Bennett and Blackhurst have fun with "Fine and Dandy," the title song of Swift's hit show, which ran on Broadway at the same time as Gershwin's Girl Crazy. Gandy said that if you compare the two musicals' scores, "there's just so many fascinating points of connection. It's just a study in cross-pollination."
To sing what he called the "jaw-droppingly gorgeous ballad" from Fine and Dandy, "Can This Be Love?," Gandy introduced "the jaw-droppingly gorgeous, incandescent" Christine Ebersole. Joseph Thalken accompanies her.
Bennett—who costarred in Sympathy Jones at the New York Musical Theatre Festival last fall—performs "Sawing a Woman in Half," one of the songs Kay Swift wrote as a staff composer for Radio City Music Hall. It was used in a stage show there in 1935.
Blackhurst gives us "Nobody Breaks My Heart," the 11 o'clock number from Fine and Dandy.
Pianist Joseph Thalken had the spotlight to himself for "Liza," a composition George Gershwin wrote for 1929's Show Girl and included in a songbook he published in 1932 containing his music as he would play it, with his embellishments and notations. Kay Swift did the transcribing for the book, and Gershwin dedicated it to her.
One of today's great ladies of the stage pays tribute to one from the past, as Ebersole sings Swift.

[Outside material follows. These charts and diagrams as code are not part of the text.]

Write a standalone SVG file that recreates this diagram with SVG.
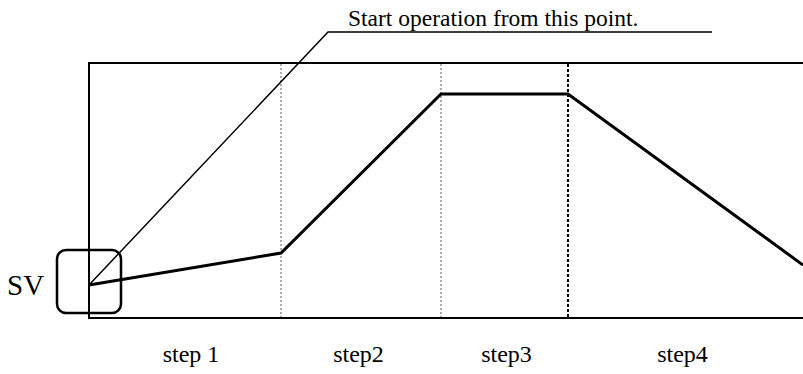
<svg xmlns="http://www.w3.org/2000/svg" width="803" height="374" viewBox="0 0 803 374">
  <style>
    text { font-family: 'Liberation Serif', 'DejaVu Serif', serif; fill: #000; }
    .frame { fill: none; stroke: #000; stroke-width: 2; }
    .grid { stroke: #555; stroke-width: 1; stroke-dasharray: 2 2; }
    .grid-bold { stroke: #000; stroke-width: 2; stroke-dasharray: 3 2; }
    .profile { fill: none; stroke: #000; stroke-width: 3; stroke-linejoin: miter; }
    .leader { fill: none; stroke: #000; stroke-width: 1.5; }
  </style>
  <rect width="803" height="374" fill="#fff"/>

  <!-- chart frame (open on the right) -->
  <g id="frame">
    <polyline class="frame" points="803,63 89,63 89,318 803,318"/>
  </g>

  <!-- step boundaries -->
  <g id="step-boundaries">
    <line class="grid" x1="281" y1="64" x2="281" y2="317"/>
    <line class="grid" x1="441" y1="64" x2="441" y2="317"/>
    <line class="grid-bold" x1="568" y1="64" x2="568" y2="317"/>
  </g>

  <!-- program profile -->
  <g id="profile">
    <polyline class="profile" points="89,285 281,253 441,94 568,94 803,265"/>
  </g>

  <!-- SV start marker -->
  <g id="sv-marker">
    <rect x="57" y="250" width="64" height="63" rx="9" ry="9" fill="none" stroke="#000" stroke-width="2.5"/>
    <text x="7" y="295" font-size="29" font-family="Liberation Serif, serif">SV</text>
  </g>

  <!-- callout -->
  <g id="connectors">
    <polyline class="leader" points="89,285 328,32 712,32"/>
  </g>
  <g id="callout">
    <text x="348" y="26" font-size="23.5" font-family="Liberation Serif, serif">Start operation from this point.</text>
  </g>

  <!-- step labels -->
  <g id="step-labels" font-size="24" text-anchor="middle" font-family="Liberation Serif, serif">
    <text x="191" y="362">step 1</text>
    <text x="358.5" y="362">step2</text>
    <text x="506.5" y="362">step3</text>
    <text x="682.5" y="362">step4</text>
  </g>
</svg>
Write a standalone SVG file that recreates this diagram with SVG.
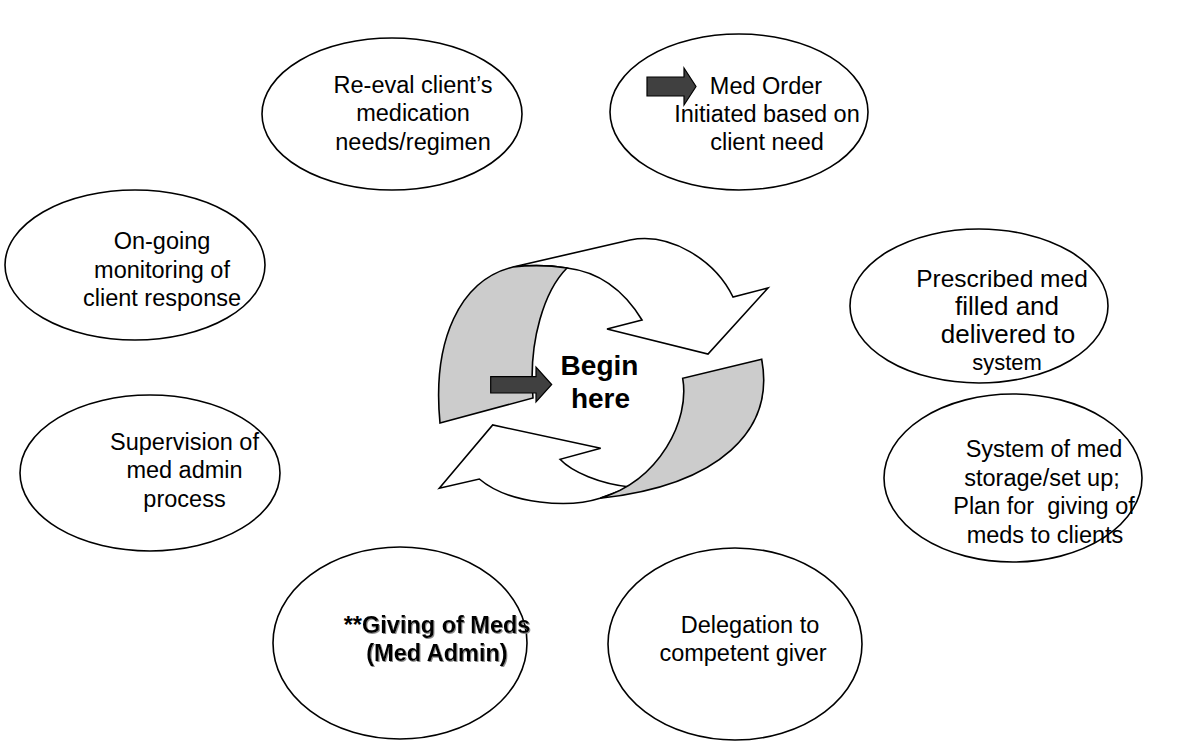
<svg xmlns="http://www.w3.org/2000/svg" width="1192" height="745" viewBox="0 0 1192 745">
<defs>
<filter id="sh" x="-5%" y="-20%" width="110%" height="140%">
<feDropShadow dx="1" dy="1" stdDeviation="0.4" flood-color="#808080" flood-opacity="0.9"/>
</filter>
</defs>
<style>
.node ellipse{fill:#fff;stroke:#000;stroke-width:1.6}
.t{font-family:"Liberation Sans",Arial,sans-serif;font-size:23.5px;fill:#000;text-anchor:middle}
.b{font-weight:bold}
.ring{stroke:#000;stroke-width:1.6;stroke-linejoin:miter}
.face{fill:#fff}
.band{fill:#cccccc}
.blk{fill:#404040;stroke:#000;stroke-width:1.2}
</style>
<rect width="1192" height="745" fill="#fff"/>
<g id="connectors">
<g id="cycle">
<path class="ring face" d="M513,267 L630,240 C670,232 715,260 733,297 L768,288 L708,354 L607,329 L642,320 C625,292 600,272 567,268 C548,265 530,265 513,267 Z"/>
<path class="ring band" d="M440,423 C432,340 460,280 513,267 C530,265 548,265 567,268 C545,290 528,340 533,398 Z"/>
<path class="ring face" d="M439.3,488.3 L492.7,425 L600.7,448.3 L560,459.3 C572,472 600,484 630,487 L600,498.3 C570,508 510,505 479.3,479 Z"/>
<path class="ring band" d="M761.7,359.3 L682.7,378.3 C690,420 660,480 600,498.3 C720,485 775,430 761.7,359.3 Z"/>
</g>
</g>
<g id="begin">
<path class="blk" d="M490.7,376.7 L536,376.7 L536,367 L551.7,384.5 L536,402 L536,393 L490.7,393 Z"/>
<text class="t b" x="599.5" y="375" style="font-size:28px">Begin</text>
<text class="t b" x="600.5" y="408" style="font-size:28px">here</text>
</g>
<g id="n1" class="node">
<ellipse cx="392" cy="114" rx="130" ry="76"/>
<text class="t" x="413" y="93">Re-eval client’s</text>
<text class="t" x="413" y="121">medication</text>
<text class="t" x="413" y="150">needs/regimen</text>
</g>
<g id="n2" class="node">
<ellipse cx="739" cy="112" rx="129" ry="78"/>
<path class="blk" d="M647,77 L684,77 L684,68 L696,86.5 L684,105 L684,96 L647,96 Z"/>
<text class="t" x="766" y="94">Med Order</text>
<text class="t" x="767" y="122">Initiated based on</text>
<text class="t" x="767" y="150">client need</text>
</g>
<g id="n3" class="node">
<ellipse cx="979" cy="306" rx="129" ry="77"/>
<text class="t" x="1002" y="287" style="font-size:24.5px">Prescribed med</text>
<text class="t" x="1007" y="315" style="font-size:26px">filled and</text>
<text class="t" x="1008" y="343" style="font-size:26px">delivered to</text>
<text class="t" x="1007" y="370" style="font-size:22px">system</text>
</g>
<g id="n4" class="node">
<ellipse cx="1013" cy="478" rx="129" ry="84"/>
<text class="t" x="1044" y="457">System of med</text>
<text class="t" x="1042" y="486">storage/set up;</text>
<text class="t" x="1044" y="514" xml:space="preserve">Plan for  giving of</text>
<text class="t" x="1045" y="543">meds to clients</text>
</g>
<g id="n5" class="node">
<ellipse cx="735" cy="644" rx="127" ry="96"/>
<text class="t" x="750" y="633">Delegation to</text>
<text class="t" x="743" y="661">competent giver</text>
</g>
<g id="n6" class="node">
<ellipse cx="400" cy="643" rx="127" ry="96"/>
<text class="t b" x="362" y="633" style="text-anchor:end">**</text>
<text class="t b" x="362" y="633" style="text-anchor:start" filter="url(#sh)">Giving of Meds</text>
<text class="t b" x="437" y="661" filter="url(#sh)">(Med Admin)</text>
</g>
<g id="n7" class="node">
<ellipse cx="150" cy="473" rx="130" ry="78"/>
<text class="t" x="184.5" y="450">Supervision of</text>
<text class="t" x="184.5" y="478">med admin</text>
<text class="t" x="184.5" y="507">process</text>
</g>
<g id="n8" class="node">
<ellipse cx="135" cy="265" rx="130" ry="75"/>
<text class="t" x="162" y="249">On-going</text>
<text class="t" x="162" y="278">monitoring of</text>
<text class="t" x="162" y="306">client response</text>
</g>
</svg>
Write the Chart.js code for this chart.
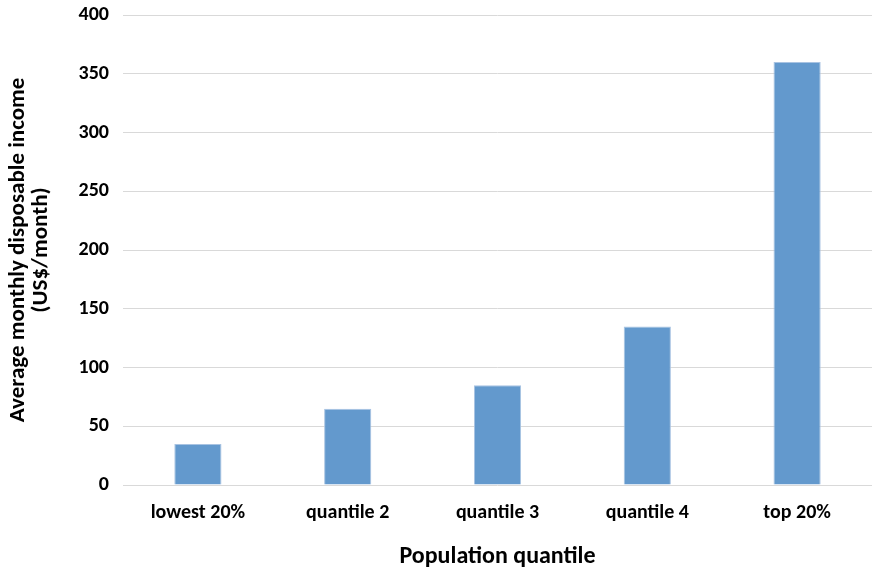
<!DOCTYPE html>
<html>
<head>
<meta charset="utf-8">
<script src="https://cdn.jsdelivr.net/npm/chart.js@4.4.0/dist/chart.umd.min.js"></script>
<style>
  html, body { margin: 0; padding: 0; background: #fff; }
  #wrap { position: relative; width: 873px; height: 571px; }
</style>
</head>
<body>
<div id="wrap"><canvas id="myChart"></canvas></div>
<script>
const categories = ["lowest 20%", "quantile 2", "quantile 3", "quantile 4", "top 20%"];
const incomeValues = [35, 65, 85, 135, 360];
const yTitleLines = ["Average monthly disposable income", "(US$/month)"];
const xTitle = "Population quantile";

const fontFamily = "Carlito, Lato, 'Open Sans', sans-serif";

const ctx = document.getElementById("myChart").getContext("2d");
new Chart(ctx, {
  type: "bar",
  data: {
    labels: categories,
    datasets: [
      {
        label: "Income",
        data: incomeValues,
        backgroundColor: "#6399cd",
        borderColor: "#a8c3e2",
        borderWidth: 1,
        barPercentage: 0.63,
        categoryPercentage: 0.5,
      },
    ],
  },
  options: {
    responsive: true,
    maintainAspectRatio: false,
    animation: false,
    layout: { padding: { top: 15, right: 1, left: 3, bottom: 0 } },
    plugins: {
      legend: { display: false },
      tooltip: { enabled: false },
    },
    scales: {
      x: {
        grid: { display: false, drawTicks: false },
        border: { display: false },
        ticks: {
          color: "#000",
          padding: 16,
          font: { family: fontFamily, size: 20, weight: "bold" },
        },
        title: {
          display: true,
          text: xTitle,
          color: "#000",
          padding: { top: 0, bottom: 0 },
          font: { family: fontFamily, size: 24, weight: "bold" },
        },
        afterFit: (scale) => { scale.height = 86; },
      },
      y: {
        min: 0,
        max: 400,
        ticks: {
          stepSize: 50,
          color: "#000",
          padding: 14,
          font: { family: fontFamily, size: 20, weight: "bold" },
        },
        grid: { color: "#d9d9d9", lineWidth: 1, drawTicks: false },
        border: { display: false },
        title: {
          display: true,
          text: yTitleLines,
          color: "#000",
          padding: { top: 4, bottom: 4 },
          font: { family: fontFamily, size: 23, weight: "bold", lineHeight: 1.0 },
        },
        afterFit: (scale) => {
          scale.width = 120;
          scale.paddingTop = 0;
          scale.paddingBottom = 0;
        },
      },
    },
  },
});
</script>
</body>
</html>
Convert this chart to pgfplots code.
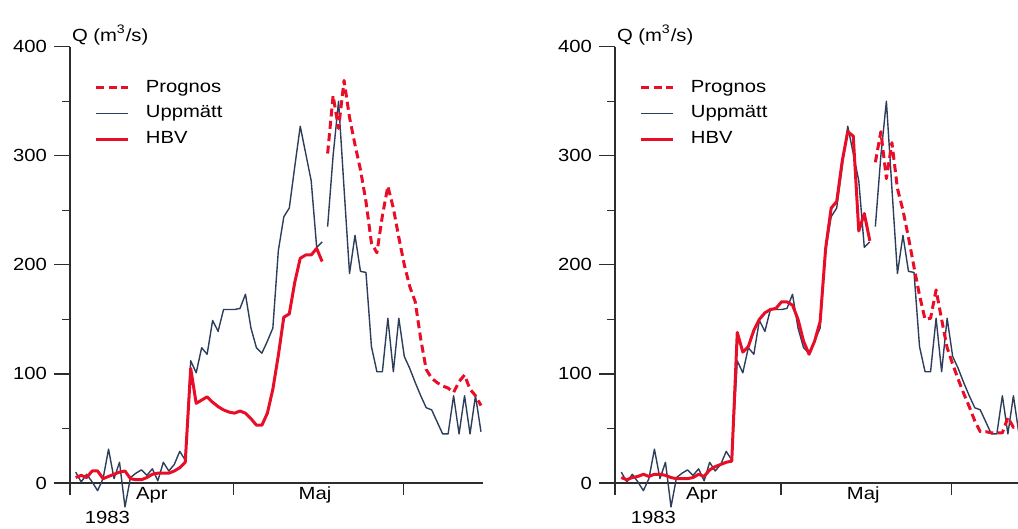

"Fine and Dandy" was a highlight of the evening—and of Swift's career. If you don't recognize the title, you surely know the melody: the "da-da-da-da, da-da-da-da-da..." that's warbled by amateur magicians and anybody who needs to signal that they're about to surprise or entertain you. Video clips screened at the event provided evidence of the tune's ubiquity: It's what the orchestra started playing when a streaker ran past David Niven at the 1974 Oscars, and it's turned up in everything from Laugh-In to Family Guy.
Kay Swift and George Gershwin. Not long after they met, according to Gandy, Gershwin gave Katharine Swift the nickname Kay, and then renamed Mayfair, a show he was writing, Oh, Kay.
Blackhurst will bring her acclaimed Ethel Merman tribute, Everything the Traffic Will Allow, to Princeton's McCarter Theatre on June 14 and do a Hoagy Carmichael cabaret with Billy Stritch at Birdland in NYC on June 16.
As a finale, Ebersole performed "There's a Boat Dat's Leavin' Soon for New York," from Porgy and Bess.